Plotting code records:

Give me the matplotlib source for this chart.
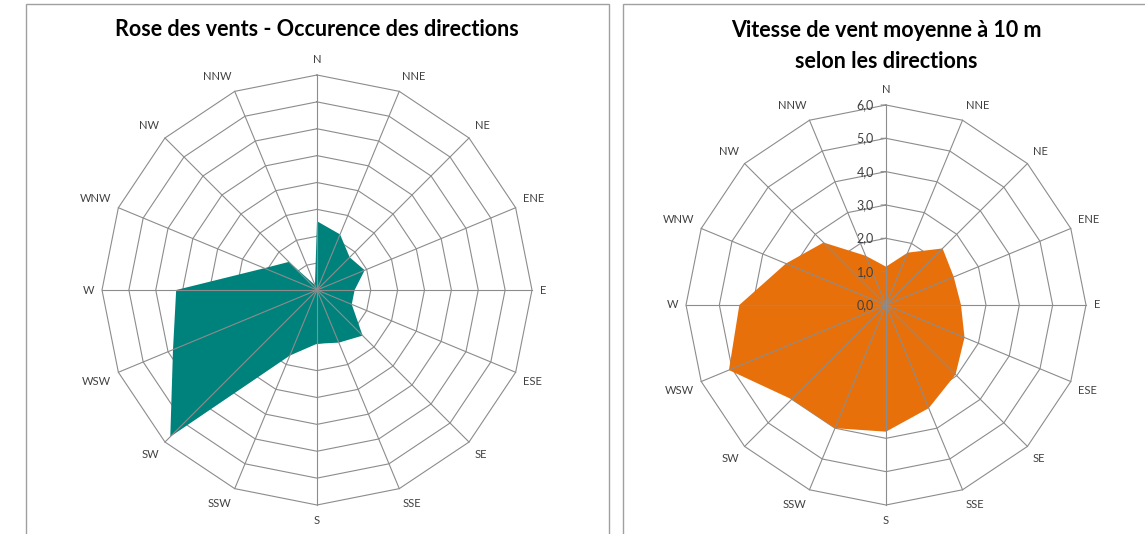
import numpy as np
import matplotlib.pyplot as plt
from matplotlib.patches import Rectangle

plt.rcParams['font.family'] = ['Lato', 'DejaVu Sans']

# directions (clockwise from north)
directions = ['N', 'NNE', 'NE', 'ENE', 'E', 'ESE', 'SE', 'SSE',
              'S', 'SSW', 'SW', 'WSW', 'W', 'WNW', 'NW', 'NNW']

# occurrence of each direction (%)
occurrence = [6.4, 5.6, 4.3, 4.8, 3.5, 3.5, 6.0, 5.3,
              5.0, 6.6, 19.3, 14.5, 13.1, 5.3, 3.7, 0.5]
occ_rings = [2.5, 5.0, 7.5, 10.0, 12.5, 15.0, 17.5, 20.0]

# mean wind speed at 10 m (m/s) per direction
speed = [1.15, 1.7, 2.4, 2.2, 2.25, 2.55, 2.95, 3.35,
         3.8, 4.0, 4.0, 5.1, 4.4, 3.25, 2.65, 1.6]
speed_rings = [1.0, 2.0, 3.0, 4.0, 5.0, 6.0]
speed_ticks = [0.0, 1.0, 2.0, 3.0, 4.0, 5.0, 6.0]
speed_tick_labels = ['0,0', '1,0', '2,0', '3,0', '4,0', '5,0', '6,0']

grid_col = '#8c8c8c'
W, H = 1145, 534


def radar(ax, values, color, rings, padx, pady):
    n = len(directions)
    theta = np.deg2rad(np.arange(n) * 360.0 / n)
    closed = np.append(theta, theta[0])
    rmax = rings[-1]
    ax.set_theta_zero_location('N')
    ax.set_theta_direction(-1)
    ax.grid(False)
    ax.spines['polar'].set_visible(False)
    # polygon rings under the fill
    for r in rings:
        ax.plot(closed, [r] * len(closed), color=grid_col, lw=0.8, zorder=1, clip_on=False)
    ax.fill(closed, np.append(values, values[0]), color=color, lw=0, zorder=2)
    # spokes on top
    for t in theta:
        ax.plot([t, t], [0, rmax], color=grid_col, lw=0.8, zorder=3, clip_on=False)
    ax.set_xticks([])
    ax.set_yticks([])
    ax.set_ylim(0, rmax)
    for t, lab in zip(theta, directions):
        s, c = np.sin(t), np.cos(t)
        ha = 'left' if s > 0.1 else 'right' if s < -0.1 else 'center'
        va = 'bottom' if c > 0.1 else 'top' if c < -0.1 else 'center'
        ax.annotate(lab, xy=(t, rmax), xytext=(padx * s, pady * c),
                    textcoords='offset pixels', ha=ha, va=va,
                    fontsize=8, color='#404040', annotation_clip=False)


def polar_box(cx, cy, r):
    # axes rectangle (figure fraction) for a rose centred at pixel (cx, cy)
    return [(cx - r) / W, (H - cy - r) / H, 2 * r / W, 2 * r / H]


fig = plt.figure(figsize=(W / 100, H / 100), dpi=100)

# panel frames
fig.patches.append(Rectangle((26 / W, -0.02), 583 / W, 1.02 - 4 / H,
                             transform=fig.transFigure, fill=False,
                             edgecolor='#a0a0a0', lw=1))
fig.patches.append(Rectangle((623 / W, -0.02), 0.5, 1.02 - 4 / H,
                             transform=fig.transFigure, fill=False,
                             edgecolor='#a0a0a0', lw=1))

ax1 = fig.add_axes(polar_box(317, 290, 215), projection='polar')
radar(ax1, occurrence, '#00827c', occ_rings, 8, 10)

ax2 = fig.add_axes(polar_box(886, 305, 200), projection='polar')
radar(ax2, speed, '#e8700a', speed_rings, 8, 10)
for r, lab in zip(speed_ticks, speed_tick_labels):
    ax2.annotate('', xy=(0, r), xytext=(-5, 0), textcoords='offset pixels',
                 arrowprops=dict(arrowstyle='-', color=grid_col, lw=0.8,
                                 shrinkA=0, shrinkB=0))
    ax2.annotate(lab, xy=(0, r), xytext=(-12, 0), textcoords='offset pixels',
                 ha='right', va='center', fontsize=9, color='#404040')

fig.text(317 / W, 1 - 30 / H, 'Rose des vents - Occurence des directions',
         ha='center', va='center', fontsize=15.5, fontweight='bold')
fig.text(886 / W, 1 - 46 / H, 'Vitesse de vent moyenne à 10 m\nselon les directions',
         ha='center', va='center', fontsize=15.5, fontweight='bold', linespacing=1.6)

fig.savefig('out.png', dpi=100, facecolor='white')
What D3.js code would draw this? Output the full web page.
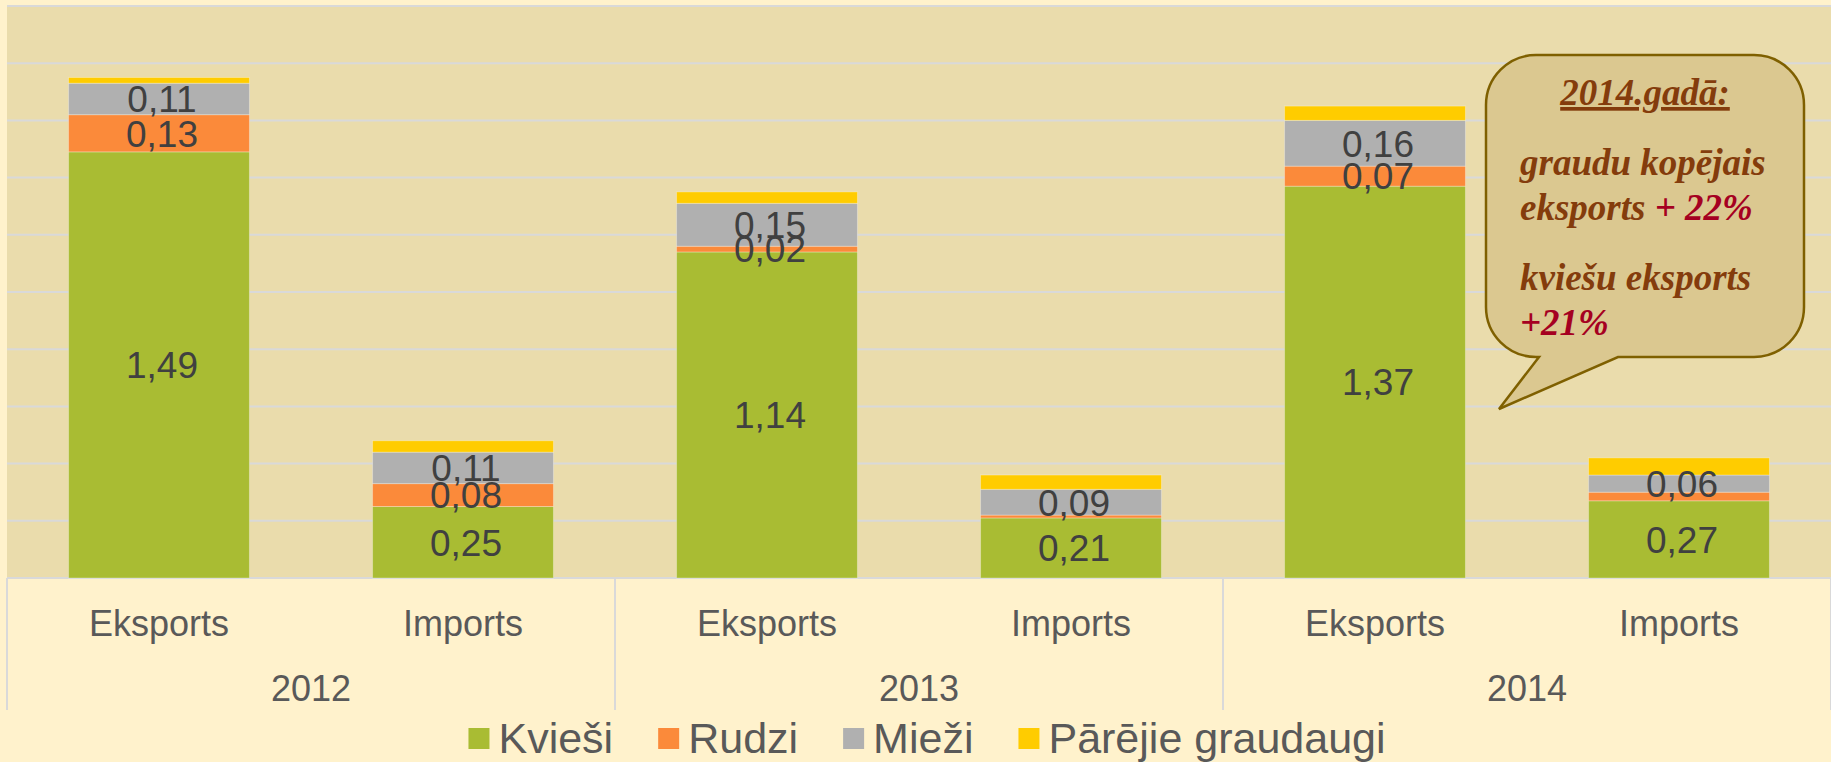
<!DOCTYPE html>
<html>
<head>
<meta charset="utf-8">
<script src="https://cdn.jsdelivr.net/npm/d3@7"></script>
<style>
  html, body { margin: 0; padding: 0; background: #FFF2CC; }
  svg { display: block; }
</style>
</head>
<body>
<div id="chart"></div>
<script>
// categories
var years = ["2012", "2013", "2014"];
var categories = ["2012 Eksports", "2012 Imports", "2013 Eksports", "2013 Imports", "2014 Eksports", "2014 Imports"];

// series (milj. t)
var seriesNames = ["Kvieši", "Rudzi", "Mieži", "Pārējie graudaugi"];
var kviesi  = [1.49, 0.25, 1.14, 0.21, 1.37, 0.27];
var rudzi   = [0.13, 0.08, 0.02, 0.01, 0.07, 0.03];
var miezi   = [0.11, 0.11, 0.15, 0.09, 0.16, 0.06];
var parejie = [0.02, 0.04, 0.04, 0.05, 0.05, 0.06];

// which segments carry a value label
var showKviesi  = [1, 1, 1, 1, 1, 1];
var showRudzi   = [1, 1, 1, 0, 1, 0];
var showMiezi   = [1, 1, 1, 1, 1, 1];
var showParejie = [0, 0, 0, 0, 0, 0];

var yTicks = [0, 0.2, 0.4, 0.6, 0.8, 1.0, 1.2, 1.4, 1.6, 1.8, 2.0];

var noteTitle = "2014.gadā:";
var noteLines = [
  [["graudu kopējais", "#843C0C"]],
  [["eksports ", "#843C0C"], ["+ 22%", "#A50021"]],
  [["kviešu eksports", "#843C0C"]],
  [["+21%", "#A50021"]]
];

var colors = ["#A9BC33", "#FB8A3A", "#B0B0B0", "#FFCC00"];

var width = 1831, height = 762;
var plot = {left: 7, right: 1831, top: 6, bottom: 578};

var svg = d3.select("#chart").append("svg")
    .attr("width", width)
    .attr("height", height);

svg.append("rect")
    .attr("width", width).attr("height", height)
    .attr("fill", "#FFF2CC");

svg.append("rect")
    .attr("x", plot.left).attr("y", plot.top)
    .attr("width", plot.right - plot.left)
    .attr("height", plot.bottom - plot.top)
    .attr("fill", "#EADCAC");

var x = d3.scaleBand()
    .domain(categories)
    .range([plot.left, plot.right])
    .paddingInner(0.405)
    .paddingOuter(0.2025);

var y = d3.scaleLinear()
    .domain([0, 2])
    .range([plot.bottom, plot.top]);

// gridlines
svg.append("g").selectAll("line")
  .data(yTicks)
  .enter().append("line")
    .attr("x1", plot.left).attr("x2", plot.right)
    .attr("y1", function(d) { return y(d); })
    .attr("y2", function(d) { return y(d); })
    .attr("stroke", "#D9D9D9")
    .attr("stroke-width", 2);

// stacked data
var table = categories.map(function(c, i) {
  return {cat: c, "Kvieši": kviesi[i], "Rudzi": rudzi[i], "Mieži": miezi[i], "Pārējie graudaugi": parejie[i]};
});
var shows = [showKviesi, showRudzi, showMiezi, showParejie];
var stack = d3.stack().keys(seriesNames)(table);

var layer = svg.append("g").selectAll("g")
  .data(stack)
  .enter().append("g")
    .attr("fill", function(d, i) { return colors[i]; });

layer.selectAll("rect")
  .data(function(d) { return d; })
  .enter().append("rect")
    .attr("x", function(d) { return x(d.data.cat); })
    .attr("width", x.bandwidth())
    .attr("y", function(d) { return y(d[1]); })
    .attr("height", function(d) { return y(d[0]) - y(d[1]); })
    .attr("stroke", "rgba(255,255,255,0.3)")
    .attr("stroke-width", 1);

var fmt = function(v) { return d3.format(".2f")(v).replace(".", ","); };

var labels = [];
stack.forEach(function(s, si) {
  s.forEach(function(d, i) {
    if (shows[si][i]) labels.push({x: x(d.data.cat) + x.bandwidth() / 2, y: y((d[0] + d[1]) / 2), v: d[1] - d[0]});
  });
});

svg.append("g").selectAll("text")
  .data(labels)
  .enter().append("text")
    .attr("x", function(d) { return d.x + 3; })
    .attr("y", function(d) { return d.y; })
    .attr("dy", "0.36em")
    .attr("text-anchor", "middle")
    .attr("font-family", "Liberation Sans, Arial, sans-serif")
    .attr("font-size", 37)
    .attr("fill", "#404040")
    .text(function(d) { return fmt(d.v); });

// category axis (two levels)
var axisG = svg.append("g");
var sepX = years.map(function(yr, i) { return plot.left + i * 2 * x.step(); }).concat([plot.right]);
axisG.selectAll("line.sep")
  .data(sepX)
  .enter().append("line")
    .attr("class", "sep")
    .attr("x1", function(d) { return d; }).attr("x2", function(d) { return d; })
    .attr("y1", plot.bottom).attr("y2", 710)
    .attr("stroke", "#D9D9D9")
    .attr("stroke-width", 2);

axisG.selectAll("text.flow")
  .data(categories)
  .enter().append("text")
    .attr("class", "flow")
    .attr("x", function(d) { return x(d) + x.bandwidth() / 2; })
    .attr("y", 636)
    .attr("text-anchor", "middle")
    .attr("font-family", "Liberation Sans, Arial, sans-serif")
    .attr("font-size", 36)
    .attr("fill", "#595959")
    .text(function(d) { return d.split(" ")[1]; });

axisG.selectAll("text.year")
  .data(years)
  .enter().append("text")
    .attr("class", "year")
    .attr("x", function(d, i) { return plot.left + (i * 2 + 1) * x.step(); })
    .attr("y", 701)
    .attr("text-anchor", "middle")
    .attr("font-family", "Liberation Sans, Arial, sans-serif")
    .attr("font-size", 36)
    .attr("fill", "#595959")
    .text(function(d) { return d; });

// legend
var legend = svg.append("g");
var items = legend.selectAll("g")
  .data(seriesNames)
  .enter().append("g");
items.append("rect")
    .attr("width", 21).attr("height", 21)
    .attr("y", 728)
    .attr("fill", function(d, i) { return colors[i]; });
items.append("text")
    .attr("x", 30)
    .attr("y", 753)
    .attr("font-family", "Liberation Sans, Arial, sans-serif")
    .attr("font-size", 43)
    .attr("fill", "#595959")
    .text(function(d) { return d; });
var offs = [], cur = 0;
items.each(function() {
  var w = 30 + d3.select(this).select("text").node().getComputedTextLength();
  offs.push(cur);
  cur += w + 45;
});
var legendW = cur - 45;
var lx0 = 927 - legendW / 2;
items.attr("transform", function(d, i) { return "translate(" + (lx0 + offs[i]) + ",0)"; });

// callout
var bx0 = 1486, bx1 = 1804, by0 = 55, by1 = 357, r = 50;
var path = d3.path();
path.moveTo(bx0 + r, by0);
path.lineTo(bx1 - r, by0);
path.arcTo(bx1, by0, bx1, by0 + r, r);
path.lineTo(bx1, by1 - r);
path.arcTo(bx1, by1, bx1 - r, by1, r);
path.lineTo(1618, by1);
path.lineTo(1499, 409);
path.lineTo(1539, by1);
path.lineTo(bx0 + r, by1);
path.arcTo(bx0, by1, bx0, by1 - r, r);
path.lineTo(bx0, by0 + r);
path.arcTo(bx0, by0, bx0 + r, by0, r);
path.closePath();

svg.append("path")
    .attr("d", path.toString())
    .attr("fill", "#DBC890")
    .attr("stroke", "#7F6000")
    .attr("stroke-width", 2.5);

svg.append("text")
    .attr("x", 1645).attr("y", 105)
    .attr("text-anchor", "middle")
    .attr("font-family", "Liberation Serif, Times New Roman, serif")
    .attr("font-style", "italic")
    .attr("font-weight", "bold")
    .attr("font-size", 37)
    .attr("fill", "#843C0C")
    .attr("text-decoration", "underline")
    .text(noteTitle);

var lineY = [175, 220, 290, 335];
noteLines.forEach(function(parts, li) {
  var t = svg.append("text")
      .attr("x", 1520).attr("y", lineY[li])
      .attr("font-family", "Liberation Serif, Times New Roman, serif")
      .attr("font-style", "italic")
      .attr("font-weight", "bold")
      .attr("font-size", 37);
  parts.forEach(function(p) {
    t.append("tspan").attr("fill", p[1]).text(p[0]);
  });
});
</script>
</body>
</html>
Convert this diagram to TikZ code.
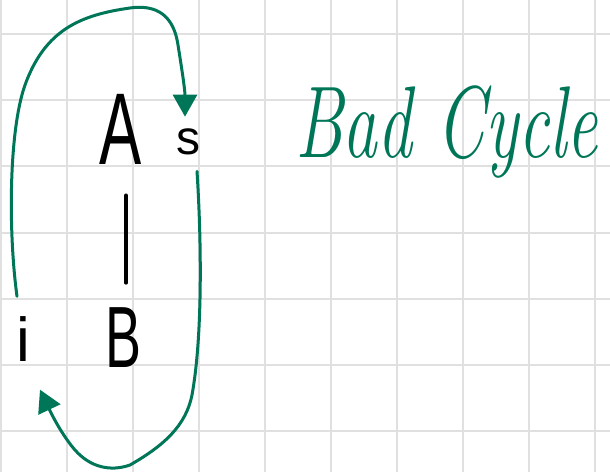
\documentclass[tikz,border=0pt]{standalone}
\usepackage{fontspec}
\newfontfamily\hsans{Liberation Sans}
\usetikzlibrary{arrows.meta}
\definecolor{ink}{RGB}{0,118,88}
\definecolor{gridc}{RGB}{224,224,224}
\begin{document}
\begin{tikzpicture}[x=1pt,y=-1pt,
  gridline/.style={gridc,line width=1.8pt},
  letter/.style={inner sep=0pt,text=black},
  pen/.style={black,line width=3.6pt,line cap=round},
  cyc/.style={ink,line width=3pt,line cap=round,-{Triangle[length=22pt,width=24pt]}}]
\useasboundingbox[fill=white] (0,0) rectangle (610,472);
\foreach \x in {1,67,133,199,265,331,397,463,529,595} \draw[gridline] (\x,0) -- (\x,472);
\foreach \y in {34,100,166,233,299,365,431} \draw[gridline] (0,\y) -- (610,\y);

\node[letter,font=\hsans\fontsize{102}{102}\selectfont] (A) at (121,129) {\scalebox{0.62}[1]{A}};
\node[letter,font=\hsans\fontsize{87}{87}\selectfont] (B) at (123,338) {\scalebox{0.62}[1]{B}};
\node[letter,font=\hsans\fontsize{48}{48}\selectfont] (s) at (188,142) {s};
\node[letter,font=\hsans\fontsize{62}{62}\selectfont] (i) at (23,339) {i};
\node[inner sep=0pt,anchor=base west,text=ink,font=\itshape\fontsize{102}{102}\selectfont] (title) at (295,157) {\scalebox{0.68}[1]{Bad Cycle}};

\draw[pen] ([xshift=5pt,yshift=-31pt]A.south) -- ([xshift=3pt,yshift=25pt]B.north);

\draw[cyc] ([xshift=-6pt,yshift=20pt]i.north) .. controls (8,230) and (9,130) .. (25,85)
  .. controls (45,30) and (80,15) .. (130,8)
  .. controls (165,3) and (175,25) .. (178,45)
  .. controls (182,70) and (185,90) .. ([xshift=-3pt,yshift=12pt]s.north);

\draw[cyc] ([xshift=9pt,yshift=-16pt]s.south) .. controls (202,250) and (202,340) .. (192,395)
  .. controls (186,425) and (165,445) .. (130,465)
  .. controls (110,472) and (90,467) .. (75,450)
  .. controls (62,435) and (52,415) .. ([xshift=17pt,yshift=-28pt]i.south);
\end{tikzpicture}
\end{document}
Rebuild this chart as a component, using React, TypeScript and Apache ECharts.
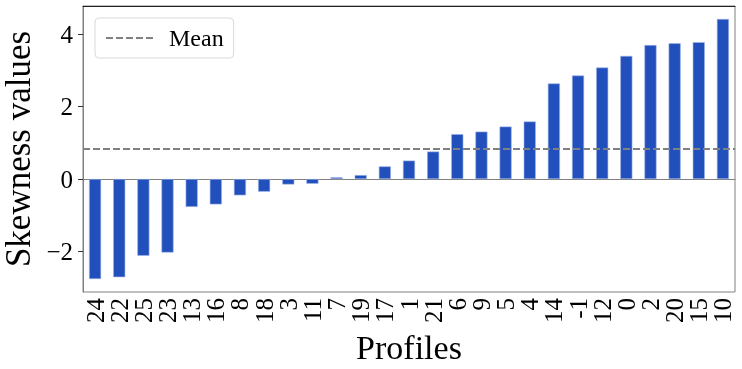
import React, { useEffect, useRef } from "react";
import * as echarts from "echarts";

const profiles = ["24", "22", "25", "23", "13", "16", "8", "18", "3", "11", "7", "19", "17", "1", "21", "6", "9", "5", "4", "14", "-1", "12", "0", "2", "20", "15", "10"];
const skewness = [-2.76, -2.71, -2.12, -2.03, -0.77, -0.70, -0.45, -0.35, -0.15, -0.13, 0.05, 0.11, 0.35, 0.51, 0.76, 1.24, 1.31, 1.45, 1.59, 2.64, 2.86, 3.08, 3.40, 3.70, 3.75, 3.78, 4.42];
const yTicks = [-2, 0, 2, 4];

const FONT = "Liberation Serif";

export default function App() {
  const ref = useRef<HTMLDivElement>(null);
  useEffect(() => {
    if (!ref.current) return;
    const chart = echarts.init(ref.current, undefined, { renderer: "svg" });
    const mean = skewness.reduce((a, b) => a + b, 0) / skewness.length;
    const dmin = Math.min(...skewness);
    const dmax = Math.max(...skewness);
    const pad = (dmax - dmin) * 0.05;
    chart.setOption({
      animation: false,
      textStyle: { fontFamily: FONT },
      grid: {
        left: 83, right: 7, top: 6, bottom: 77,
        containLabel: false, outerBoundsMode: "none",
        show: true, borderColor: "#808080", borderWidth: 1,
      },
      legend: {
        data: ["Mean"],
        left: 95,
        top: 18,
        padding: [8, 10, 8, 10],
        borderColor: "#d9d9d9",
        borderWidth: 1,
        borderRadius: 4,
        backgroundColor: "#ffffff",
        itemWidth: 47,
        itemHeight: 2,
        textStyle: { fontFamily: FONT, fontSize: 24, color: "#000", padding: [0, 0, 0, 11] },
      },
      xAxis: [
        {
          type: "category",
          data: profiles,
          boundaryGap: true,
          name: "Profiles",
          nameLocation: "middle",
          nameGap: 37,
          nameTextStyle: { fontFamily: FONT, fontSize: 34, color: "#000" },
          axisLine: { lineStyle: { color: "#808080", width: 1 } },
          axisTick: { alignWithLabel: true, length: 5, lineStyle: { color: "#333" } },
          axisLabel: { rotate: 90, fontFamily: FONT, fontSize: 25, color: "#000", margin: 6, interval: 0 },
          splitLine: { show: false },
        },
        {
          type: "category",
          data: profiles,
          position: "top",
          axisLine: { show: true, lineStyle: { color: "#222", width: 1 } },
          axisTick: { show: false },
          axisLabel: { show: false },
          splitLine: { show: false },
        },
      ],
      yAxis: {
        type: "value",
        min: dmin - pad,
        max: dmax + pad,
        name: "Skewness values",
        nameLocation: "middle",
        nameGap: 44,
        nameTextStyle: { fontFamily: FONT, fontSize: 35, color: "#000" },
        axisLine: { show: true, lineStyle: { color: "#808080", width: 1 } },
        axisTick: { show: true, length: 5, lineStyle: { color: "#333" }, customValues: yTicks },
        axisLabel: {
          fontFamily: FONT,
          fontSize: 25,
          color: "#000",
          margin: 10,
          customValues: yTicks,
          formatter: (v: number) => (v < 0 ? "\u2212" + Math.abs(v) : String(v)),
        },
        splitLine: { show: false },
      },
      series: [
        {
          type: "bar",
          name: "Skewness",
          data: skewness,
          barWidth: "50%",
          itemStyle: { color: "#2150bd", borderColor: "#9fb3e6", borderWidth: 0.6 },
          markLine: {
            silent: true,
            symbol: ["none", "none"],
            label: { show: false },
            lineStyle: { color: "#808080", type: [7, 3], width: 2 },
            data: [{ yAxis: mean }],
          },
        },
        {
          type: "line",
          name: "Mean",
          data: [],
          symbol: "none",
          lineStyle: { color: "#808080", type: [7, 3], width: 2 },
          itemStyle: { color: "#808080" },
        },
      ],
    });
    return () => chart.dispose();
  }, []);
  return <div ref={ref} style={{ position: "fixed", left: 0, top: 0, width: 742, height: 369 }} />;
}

What this task involves = Print the data above verbatim from the first line through the line holding "occ_rings = [2.5, 5.0, 7.5, 10.0, 12.5, 15.0, 17.5, 20.0]", leaving every picture out.

Answer to the problem =
Give me the matplotlib source for this chart.
import numpy as np
import matplotlib.pyplot as plt
from matplotlib.patches import Rectangle

plt.rcParams['font.family'] = ['Lato', 'DejaVu Sans']

# directions (clockwise from north)
directions = ['N', 'NNE', 'NE', 'ENE', 'E', 'ESE', 'SE', 'SSE',
              'S', 'SSW', 'SW', 'WSW', 'W', 'WNW', 'NW', 'NNW']

# occurrence of each direction (%)
occurrence = [6.4, 5.6, 4.3, 4.8, 3.5, 3.5, 6.0, 5.3,
              5.0, 6.6, 19.3, 14.5, 13.1, 5.3, 3.7, 0.5]
occ_rings = [2.5, 5.0, 7.5, 10.0, 12.5, 15.0, 17.5, 20.0]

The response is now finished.